Required work: Set down, exactly as they appear, the lines from the line holding "Rebuild this chart" through the line holding "0.15, 0.11, 0.08, 0.05, 0.028, 0.012, 0.004, 0.002]", inclusive; output nothing outside that range.

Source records
+---+

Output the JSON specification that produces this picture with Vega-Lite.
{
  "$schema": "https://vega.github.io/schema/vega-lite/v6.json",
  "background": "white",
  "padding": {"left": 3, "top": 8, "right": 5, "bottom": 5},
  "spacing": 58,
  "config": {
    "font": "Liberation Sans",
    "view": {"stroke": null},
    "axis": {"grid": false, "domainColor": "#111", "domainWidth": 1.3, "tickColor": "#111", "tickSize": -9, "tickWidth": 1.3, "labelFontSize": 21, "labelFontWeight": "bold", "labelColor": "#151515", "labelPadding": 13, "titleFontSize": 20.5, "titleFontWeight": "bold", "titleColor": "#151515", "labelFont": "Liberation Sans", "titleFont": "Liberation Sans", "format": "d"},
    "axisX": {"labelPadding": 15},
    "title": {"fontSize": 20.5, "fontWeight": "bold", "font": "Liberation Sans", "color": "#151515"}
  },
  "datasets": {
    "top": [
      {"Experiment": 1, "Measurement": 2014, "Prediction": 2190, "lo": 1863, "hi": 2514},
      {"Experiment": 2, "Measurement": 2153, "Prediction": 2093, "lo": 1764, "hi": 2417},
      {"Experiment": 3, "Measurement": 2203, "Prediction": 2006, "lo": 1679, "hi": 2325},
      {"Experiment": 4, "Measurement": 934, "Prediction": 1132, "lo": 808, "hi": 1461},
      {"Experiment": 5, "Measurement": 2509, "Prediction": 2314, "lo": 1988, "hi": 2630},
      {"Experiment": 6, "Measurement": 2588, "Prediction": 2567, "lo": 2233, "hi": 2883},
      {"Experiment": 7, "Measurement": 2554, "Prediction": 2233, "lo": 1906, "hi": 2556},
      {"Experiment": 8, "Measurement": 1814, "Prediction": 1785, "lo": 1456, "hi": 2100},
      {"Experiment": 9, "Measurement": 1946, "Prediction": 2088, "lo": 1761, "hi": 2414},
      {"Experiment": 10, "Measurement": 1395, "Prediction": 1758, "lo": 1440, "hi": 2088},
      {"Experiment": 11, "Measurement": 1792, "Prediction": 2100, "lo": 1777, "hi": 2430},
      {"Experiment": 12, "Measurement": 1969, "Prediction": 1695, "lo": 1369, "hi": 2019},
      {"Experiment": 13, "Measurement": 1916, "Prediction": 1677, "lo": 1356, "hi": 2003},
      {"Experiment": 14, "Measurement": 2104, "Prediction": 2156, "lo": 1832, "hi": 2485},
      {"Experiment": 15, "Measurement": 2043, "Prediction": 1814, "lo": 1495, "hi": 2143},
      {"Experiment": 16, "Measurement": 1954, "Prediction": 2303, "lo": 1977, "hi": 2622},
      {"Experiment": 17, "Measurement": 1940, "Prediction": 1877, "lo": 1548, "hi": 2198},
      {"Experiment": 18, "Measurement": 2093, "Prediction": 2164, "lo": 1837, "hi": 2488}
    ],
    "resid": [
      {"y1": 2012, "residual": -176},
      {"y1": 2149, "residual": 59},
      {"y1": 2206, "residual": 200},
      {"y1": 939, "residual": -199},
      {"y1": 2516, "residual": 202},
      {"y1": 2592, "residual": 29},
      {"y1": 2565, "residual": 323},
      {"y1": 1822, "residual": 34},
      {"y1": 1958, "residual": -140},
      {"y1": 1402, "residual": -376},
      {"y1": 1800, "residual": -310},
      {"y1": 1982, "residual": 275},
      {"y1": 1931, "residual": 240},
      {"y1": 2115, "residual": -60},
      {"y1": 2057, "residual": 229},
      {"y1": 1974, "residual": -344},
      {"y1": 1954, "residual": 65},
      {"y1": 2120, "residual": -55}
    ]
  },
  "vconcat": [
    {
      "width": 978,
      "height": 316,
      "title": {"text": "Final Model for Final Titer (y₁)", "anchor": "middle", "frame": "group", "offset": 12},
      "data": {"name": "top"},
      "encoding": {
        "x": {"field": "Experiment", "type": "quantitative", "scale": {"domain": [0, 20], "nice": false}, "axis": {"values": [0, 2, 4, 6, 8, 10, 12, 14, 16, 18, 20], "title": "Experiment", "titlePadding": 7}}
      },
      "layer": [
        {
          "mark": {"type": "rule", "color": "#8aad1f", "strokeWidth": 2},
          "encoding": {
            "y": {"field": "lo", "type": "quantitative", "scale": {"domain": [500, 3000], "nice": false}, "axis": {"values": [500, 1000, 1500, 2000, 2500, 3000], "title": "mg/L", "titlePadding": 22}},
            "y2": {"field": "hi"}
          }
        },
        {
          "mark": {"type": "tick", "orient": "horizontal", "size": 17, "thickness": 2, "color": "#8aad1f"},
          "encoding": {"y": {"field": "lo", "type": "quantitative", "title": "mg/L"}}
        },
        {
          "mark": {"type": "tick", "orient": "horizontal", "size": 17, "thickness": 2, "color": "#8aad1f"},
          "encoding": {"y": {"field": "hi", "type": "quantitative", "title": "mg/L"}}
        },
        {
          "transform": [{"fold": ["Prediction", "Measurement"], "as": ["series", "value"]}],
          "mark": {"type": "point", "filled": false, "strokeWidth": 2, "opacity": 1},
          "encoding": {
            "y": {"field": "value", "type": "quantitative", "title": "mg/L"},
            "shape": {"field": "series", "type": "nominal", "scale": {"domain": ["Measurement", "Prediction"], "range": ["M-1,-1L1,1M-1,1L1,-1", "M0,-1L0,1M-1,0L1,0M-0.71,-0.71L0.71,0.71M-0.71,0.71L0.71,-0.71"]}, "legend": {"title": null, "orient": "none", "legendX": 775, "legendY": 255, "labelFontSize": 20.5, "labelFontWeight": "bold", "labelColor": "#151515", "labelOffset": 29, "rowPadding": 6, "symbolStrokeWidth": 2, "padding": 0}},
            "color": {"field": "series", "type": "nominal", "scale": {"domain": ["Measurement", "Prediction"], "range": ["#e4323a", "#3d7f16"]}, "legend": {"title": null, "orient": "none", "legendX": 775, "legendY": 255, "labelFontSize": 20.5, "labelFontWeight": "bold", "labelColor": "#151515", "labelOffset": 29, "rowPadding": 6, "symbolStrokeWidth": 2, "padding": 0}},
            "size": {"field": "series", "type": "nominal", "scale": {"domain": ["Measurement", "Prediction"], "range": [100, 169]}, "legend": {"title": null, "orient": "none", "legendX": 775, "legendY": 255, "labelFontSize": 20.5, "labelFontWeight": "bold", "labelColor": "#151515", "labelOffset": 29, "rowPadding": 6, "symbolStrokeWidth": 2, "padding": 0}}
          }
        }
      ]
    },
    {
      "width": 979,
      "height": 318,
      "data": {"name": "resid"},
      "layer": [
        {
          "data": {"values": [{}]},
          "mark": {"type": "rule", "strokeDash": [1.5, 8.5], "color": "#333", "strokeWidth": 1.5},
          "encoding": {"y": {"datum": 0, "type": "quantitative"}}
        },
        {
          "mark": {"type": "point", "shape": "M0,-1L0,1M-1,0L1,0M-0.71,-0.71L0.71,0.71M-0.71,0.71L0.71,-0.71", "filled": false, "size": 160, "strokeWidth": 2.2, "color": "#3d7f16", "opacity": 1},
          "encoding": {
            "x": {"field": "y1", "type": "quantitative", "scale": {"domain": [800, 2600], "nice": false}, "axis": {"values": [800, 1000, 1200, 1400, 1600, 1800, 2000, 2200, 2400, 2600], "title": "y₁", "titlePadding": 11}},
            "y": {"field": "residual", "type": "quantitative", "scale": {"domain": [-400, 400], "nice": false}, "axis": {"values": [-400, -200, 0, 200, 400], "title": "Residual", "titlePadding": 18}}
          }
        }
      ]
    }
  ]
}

+---+

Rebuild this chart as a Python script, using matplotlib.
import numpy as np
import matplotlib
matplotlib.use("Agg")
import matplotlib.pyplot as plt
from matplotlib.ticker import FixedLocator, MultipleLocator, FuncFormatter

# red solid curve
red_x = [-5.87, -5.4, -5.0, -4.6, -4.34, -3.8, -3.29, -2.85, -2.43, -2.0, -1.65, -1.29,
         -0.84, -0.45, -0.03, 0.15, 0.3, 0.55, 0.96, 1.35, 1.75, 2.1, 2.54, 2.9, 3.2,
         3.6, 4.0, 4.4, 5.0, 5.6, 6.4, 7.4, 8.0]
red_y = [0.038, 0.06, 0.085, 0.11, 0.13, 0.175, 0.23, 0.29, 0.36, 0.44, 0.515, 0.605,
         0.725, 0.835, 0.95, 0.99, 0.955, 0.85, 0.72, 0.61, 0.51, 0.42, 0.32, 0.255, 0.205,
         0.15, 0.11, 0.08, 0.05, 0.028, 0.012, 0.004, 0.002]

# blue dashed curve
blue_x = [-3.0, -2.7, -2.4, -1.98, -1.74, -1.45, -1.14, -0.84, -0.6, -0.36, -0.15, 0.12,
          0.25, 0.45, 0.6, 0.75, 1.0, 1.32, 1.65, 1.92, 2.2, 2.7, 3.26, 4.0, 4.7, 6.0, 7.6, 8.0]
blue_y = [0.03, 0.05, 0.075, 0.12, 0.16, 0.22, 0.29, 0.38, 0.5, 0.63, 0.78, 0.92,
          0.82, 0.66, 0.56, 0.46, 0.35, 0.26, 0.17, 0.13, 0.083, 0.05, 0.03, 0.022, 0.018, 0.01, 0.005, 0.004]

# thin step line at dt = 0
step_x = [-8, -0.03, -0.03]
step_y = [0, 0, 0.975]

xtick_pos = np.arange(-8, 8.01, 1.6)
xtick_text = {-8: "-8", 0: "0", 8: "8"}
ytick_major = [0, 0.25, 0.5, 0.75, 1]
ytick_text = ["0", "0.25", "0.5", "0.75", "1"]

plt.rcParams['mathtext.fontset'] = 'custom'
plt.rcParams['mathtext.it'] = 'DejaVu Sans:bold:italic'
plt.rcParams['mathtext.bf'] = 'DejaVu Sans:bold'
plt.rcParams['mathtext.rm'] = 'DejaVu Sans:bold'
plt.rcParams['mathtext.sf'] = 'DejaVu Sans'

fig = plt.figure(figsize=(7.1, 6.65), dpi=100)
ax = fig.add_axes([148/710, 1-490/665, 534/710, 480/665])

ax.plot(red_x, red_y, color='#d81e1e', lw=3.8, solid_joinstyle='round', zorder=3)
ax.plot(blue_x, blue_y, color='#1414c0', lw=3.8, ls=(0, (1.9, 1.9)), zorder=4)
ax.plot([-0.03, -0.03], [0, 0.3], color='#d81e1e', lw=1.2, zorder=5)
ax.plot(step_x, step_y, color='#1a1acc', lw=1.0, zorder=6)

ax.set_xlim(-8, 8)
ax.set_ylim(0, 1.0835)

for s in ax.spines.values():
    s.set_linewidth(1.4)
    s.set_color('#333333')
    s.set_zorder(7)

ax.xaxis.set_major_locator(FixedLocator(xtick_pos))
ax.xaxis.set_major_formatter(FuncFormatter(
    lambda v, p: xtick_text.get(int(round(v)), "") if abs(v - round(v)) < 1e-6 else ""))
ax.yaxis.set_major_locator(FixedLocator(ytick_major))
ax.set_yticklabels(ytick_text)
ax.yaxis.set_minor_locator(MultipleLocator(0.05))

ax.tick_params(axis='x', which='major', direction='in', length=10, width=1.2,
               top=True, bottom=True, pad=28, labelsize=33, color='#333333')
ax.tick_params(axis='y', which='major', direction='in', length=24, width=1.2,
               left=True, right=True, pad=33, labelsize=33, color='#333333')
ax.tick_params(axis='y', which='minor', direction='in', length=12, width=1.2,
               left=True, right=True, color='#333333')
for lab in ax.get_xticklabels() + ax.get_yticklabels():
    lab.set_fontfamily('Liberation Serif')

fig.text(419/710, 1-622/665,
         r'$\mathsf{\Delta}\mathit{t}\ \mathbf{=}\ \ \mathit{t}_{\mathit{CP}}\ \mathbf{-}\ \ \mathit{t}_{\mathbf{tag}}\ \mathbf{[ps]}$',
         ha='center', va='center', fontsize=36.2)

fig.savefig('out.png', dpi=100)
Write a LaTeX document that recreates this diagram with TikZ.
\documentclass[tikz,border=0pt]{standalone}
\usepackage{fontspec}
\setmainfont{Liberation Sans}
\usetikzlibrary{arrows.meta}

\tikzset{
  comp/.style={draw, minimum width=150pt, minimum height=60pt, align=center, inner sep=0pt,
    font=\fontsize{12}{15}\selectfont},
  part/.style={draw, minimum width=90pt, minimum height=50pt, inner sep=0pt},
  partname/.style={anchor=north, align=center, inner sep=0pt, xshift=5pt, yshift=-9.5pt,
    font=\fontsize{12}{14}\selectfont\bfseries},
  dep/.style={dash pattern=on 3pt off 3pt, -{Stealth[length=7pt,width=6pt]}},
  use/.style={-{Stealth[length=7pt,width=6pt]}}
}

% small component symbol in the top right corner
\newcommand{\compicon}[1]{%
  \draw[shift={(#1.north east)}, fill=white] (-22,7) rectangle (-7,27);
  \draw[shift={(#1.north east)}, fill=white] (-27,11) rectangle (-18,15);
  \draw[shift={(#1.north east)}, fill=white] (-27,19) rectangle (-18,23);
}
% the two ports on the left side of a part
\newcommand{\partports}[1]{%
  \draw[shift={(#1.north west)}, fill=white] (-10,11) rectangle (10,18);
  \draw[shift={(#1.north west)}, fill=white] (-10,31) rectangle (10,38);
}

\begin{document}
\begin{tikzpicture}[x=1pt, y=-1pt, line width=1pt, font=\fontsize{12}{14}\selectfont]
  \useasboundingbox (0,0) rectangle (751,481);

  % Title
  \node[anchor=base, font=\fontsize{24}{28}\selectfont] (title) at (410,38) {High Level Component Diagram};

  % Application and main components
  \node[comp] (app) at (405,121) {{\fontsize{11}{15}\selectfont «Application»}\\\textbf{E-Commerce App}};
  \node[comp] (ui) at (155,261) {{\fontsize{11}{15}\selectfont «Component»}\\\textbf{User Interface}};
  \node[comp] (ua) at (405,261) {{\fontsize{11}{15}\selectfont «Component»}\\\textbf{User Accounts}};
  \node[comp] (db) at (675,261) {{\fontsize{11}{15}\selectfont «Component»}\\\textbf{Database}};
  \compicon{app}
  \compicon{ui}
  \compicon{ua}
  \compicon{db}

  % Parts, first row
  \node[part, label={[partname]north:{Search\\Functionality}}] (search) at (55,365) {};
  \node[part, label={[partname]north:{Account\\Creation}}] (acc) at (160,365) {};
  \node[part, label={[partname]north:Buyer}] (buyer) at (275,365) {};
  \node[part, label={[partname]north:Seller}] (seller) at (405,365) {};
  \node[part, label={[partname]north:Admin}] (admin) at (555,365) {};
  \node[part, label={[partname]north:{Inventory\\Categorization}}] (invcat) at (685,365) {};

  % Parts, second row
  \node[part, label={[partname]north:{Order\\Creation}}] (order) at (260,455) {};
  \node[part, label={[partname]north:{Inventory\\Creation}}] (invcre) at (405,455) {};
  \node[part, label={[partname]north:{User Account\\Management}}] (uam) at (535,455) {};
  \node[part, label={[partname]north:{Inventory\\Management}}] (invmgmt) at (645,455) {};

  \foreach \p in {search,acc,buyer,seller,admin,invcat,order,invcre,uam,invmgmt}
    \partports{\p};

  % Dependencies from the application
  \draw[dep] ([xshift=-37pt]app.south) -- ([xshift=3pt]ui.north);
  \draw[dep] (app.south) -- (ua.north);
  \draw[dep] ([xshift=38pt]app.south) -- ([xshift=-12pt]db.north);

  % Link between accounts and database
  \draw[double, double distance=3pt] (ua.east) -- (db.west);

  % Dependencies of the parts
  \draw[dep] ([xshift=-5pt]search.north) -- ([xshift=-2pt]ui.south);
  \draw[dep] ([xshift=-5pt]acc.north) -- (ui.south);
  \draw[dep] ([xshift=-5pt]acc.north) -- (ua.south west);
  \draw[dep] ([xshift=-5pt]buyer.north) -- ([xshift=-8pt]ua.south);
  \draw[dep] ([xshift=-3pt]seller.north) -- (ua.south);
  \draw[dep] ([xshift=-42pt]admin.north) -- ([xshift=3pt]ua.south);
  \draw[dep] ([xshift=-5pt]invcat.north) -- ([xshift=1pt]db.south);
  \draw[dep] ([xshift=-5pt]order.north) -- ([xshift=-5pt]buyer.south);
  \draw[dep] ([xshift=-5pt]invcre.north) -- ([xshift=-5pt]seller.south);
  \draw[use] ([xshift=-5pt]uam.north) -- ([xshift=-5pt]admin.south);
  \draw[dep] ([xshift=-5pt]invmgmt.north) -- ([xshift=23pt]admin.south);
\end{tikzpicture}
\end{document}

+---+

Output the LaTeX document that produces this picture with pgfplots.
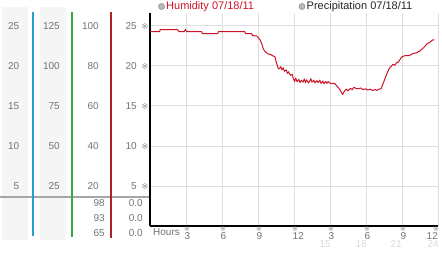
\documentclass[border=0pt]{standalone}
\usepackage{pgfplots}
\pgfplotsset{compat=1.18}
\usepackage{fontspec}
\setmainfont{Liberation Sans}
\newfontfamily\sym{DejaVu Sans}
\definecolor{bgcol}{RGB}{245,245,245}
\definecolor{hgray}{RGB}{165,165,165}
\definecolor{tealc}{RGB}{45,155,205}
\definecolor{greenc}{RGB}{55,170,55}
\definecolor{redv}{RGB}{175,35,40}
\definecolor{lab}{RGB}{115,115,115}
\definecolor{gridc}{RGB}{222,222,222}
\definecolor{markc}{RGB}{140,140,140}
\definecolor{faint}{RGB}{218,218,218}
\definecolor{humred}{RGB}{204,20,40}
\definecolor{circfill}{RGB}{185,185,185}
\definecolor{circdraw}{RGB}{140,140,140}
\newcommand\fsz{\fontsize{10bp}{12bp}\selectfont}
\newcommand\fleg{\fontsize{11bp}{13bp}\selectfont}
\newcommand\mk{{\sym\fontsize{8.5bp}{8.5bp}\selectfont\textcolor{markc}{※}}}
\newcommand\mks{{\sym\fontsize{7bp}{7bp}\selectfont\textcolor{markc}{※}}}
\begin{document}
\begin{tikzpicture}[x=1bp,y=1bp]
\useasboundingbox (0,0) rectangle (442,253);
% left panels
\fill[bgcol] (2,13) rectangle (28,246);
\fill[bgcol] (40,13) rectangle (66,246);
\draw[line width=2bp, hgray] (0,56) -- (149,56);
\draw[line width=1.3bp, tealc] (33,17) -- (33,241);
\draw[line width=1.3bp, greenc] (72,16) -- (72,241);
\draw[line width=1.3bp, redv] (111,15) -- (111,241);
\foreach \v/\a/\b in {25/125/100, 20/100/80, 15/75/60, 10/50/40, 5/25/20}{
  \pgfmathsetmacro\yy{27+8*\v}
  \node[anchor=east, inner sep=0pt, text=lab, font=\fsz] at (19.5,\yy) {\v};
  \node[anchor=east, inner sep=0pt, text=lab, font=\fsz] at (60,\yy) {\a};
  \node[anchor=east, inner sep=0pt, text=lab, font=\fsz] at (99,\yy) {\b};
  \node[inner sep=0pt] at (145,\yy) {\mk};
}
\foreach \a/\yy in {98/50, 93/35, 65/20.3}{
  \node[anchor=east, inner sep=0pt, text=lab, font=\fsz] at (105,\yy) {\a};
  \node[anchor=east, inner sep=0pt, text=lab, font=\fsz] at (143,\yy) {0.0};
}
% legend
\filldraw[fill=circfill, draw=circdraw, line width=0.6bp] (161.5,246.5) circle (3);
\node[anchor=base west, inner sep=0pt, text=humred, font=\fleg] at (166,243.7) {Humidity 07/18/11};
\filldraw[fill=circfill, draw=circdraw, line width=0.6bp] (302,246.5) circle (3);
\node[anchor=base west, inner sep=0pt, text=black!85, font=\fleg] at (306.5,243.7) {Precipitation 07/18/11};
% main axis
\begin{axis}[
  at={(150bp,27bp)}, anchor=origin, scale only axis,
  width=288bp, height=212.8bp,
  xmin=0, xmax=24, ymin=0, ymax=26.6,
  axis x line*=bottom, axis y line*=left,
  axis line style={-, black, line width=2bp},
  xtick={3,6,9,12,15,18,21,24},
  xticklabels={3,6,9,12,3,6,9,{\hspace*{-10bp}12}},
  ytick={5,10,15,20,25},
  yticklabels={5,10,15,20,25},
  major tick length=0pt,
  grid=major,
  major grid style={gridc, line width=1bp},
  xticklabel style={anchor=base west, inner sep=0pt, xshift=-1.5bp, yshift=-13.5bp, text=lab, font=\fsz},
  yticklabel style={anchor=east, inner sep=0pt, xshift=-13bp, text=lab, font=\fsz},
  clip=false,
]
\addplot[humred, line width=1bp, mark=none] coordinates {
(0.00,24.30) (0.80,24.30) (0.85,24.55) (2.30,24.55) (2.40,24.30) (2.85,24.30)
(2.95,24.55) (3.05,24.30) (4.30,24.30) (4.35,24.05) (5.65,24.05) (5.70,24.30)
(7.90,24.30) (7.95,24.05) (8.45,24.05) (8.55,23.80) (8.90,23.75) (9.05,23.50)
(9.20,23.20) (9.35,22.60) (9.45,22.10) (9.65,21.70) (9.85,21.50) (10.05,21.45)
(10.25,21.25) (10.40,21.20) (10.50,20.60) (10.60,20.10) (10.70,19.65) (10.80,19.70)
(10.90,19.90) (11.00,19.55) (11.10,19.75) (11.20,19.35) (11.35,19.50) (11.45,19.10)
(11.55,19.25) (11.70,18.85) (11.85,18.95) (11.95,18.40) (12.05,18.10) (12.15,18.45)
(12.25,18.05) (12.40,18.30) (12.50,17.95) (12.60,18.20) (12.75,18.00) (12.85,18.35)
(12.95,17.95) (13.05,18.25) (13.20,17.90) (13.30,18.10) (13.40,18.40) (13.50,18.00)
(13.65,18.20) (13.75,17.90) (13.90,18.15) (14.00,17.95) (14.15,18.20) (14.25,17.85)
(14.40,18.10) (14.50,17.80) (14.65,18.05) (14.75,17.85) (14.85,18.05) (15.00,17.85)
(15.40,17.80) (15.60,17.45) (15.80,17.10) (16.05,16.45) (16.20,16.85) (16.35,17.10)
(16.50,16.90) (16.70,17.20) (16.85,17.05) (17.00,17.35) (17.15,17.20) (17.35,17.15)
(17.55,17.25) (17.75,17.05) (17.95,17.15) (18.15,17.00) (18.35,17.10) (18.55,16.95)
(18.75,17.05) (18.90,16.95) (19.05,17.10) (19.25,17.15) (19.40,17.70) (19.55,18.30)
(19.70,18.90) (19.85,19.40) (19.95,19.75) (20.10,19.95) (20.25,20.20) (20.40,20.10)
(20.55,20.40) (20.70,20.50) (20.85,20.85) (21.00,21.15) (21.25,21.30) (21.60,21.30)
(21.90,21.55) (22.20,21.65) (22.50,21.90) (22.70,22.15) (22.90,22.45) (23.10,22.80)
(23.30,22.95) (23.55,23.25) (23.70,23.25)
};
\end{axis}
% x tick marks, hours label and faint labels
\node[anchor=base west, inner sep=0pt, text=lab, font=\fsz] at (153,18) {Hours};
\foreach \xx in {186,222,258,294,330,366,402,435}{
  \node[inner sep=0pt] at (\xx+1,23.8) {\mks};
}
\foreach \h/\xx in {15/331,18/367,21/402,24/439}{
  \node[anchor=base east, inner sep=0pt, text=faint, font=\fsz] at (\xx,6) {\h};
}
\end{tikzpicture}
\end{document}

+---+

Answer to the exercise:
Rebuild this chart as a Python script, using matplotlib.
import numpy as np
import matplotlib
matplotlib.use("Agg")
import matplotlib.pyplot as plt
from matplotlib.ticker import FixedLocator, MultipleLocator, FuncFormatter

# red solid curve
red_x = [-5.87, -5.4, -5.0, -4.6, -4.34, -3.8, -3.29, -2.85, -2.43, -2.0, -1.65, -1.29,
         -0.84, -0.45, -0.03, 0.15, 0.3, 0.55, 0.96, 1.35, 1.75, 2.1, 2.54, 2.9, 3.2,
         3.6, 4.0, 4.4, 5.0, 5.6, 6.4, 7.4, 8.0]
red_y = [0.038, 0.06, 0.085, 0.11, 0.13, 0.175, 0.23, 0.29, 0.36, 0.44, 0.515, 0.605,
         0.725, 0.835, 0.95, 0.99, 0.955, 0.85, 0.72, 0.61, 0.51, 0.42, 0.32, 0.255, 0.205,
         0.15, 0.11, 0.08, 0.05, 0.028, 0.012, 0.004, 0.002]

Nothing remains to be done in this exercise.